Begin

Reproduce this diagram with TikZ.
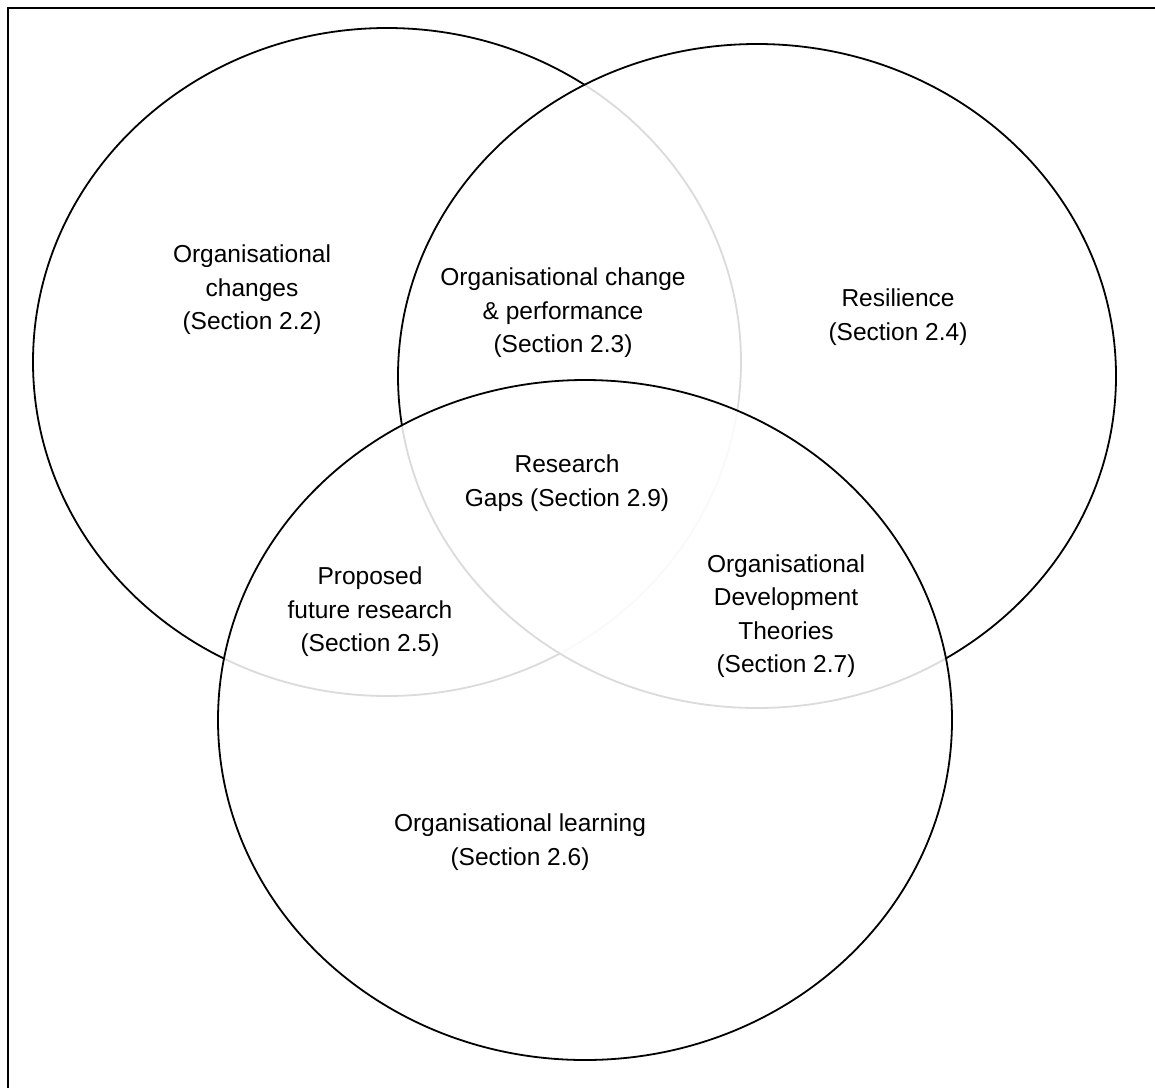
\documentclass[tikz,border=0pt]{standalone}
\usepackage{fontspec}
\setmainfont{Liberation Sans}
\begin{document}
\begin{tikzpicture}[x=1pt,y=-1pt,
  setshape/.style={draw=black, line width=1.8pt, fill=white, fill opacity=0.86},
  lbl/.style={align=center, font=\fontsize{24.5}{33.5}\selectfont, text=black, inner sep=0pt}]
\useasboundingbox (0,0) rectangle (1155,1087);
% page frame (only top and left edges fall inside the picture)
\draw[line width=2.5pt] (8,1095) -- (8,8) -- (1165,8);
% the three sets, each laid over the previous one
\path[setshape] (387,362) ellipse [x radius=354pt, y radius=334pt];
\path[setshape] (757,376) ellipse [x radius=359pt, y radius=332pt];
\path[setshape] (585,720) ellipse [x radius=367pt, y radius=340pt];
% labels
\node[lbl] (chg)  at (252,290) {Organisational\\changes\\(Section 2.2)};
\node[lbl] (perf) at (563,313) {Organisational change\\\& performance\\(Section 2.3)};
\node[lbl] (res)  at (898,317) {Resilience\\(Section 2.4)};
\node[lbl] (gaps) at (567,483) {Research\\Gaps (Section 2.9)};
\node[lbl] (fut)  at (370,612) {Proposed\\future research\\(Section 2.5)};
\node[lbl] (odt)  at (786,616) {Organisational\\Development\\Theories\\(Section 2.7)};
\node[lbl] (lrn)  at (520,842) {Organisational learning\\(Section 2.6)};
\end{tikzpicture}
\end{document}
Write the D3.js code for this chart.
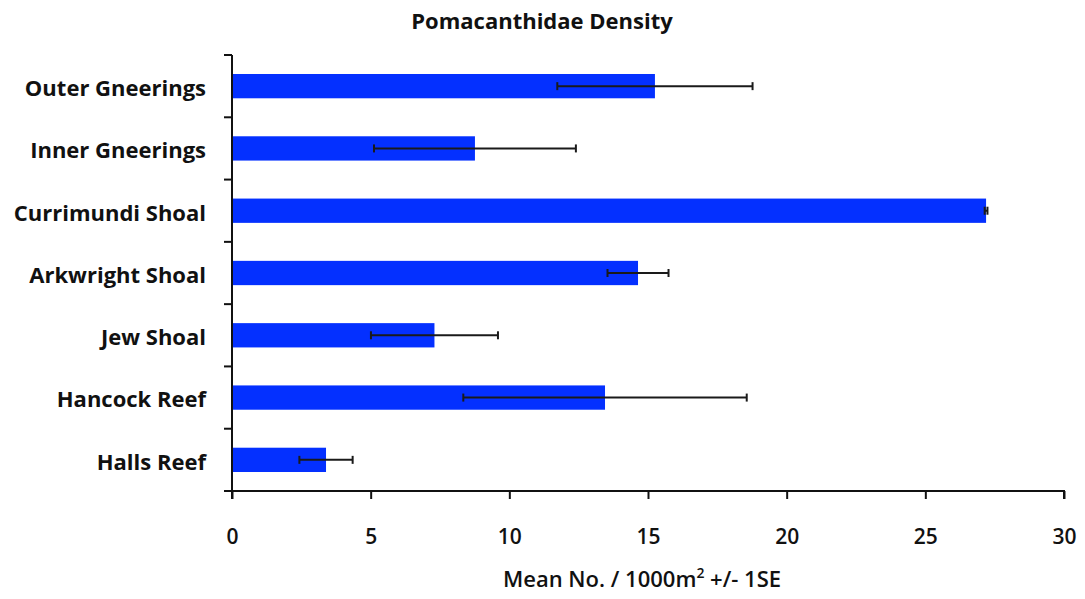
<!DOCTYPE html>
<html>
<head>
<meta charset="utf-8">
<script src="https://cdn.jsdelivr.net/npm/d3@7"></script>
<style>
  html, body { margin: 0; padding: 0; background: #fff; }
  svg text { font-family: "Open Sans", "Lato", sans-serif; fill: #111; }
</style>
</head>
<body>
<svg id="chart" width="1085" height="599"></svg>
<script>
// Pomacanthidae density by site: mean per 1000 m² with ±1 SE
const sites = ["Outer Gneerings", "Inner Gneerings", "Currimundi Shoal", "Arkwright Shoal", "Jew Shoal", "Hancock Reef", "Halls Reef"];
const means = [15.25, 8.76, 27.19, 14.64, 7.30, 13.45, 3.39];
const errors = [3.52, 3.64, 0.05, 1.10, 2.29, 5.11, 0.96];
const xTicks = [0, 5, 10, 15, 20, 25, 30];

const svg = d3.select("#chart");
const margin = { left: 232, right: 21, top: 55, bottom: 108 };
const W = 1085, H = 599;

const x = d3.scaleLinear().domain([0, 30]).range([margin.left, W - margin.right]);
const y = d3.scaleBand().domain(sites).range([margin.top, H - margin.bottom])
  .paddingInner(0.61).paddingOuter(0.305);
const yBoundary = d3.scaleBand().domain(sites).range([margin.top, H - margin.bottom]).padding(0);

// title
svg.append("text").attr("x", 542).attr("y", 29).attr("text-anchor", "middle")
  .style("font-size", "22px").style("font-weight", "bold").text("Pomacanthidae Density");

// bars
svg.append("g").selectAll("rect").data(sites).join("rect")
  .attr("x", x(0)).attr("y", d => y(d))
  .attr("width", (d, i) => x(means[i]) - x(0))
  .attr("height", y.bandwidth())
  .attr("fill", "#0430ff");

// error bars
const eb = svg.append("g").attr("stroke", "#1a1a1a").attr("stroke-width", 2);
sites.forEach((s, i) => {
  const cy = y(s) + y.bandwidth() / 2;
  const x0 = x(means[i] - errors[i]), x1 = x(means[i] + errors[i]);
  eb.append("line").attr("x1", x0).attr("x2", x1).attr("y1", cy).attr("y2", cy);
  eb.append("line").attr("x1", x0).attr("x2", x0).attr("y1", cy - 4).attr("y2", cy + 4);
  eb.append("line").attr("x1", x1).attr("x2", x1).attr("y1", cy - 4).attr("y2", cy + 4);
});

// y axis: line with ticks at category boundaries
const yAxisG = svg.append("g").attr("stroke", "#111").attr("stroke-width", 2);
yAxisG.append("line").attr("x1", x(0)).attr("x2", x(0))
  .attr("y1", margin.top).attr("y2", H - margin.bottom + 8);
const bounds = sites.map(s => yBoundary(s)).concat([H - margin.bottom]);
yAxisG.selectAll("line.tk").data(bounds).join("line").attr("class", "tk")
  .attr("x1", x(0) - 8).attr("x2", x(0)).attr("y1", d => d).attr("y2", d => d);

// category labels
svg.append("g").selectAll("text").data(sites).join("text")
  .attr("x", 206).attr("y", d => y(d) + y.bandwidth() / 2 + 2)
  .attr("dy", "0.36em").attr("text-anchor", "end")
  .style("font-size", "22px").style("font-weight", "bold").text(d => d);

// x axis
const xAxis = d3.axisBottom(x).tickValues(xTicks).tickSize(8).tickPadding(30).tickFormat(d3.format("d"));
const xg = svg.append("g").attr("transform", `translate(0,${H - margin.bottom})`).call(xAxis);
xg.select(".domain").attr("stroke", "#111").attr("stroke-width", 2).attr("d", `M${x(0) - 8},0H${x(30)}V8`);
xg.selectAll(".tick line").attr("stroke", "#111").attr("stroke-width", 2);
xg.selectAll(".tick text").style("font-size", "21px").style("font-weight", "600")
  .style("font-family", "'Open Sans', sans-serif").attr("fill", "#111");

// x axis title
const t = svg.append("text").attr("x", 642).attr("y", 587).attr("text-anchor", "middle")
  .style("font-size", "22px").style("font-weight", "600");
t.append("tspan").text("Mean No. / 1000m");
t.append("tspan").attr("dy", -9).style("font-size", "14px").text("2");
t.append("tspan").attr("dy", 9).text(" +/- 1SE");
</script>
</body>
</html>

End

• Short task: Copy every line above that includes the string "chart".

• Written solution:
Write the D3.js code for this chart.
<svg id="chart" width="1085" height="599"></svg>
const svg = d3.select("#chart");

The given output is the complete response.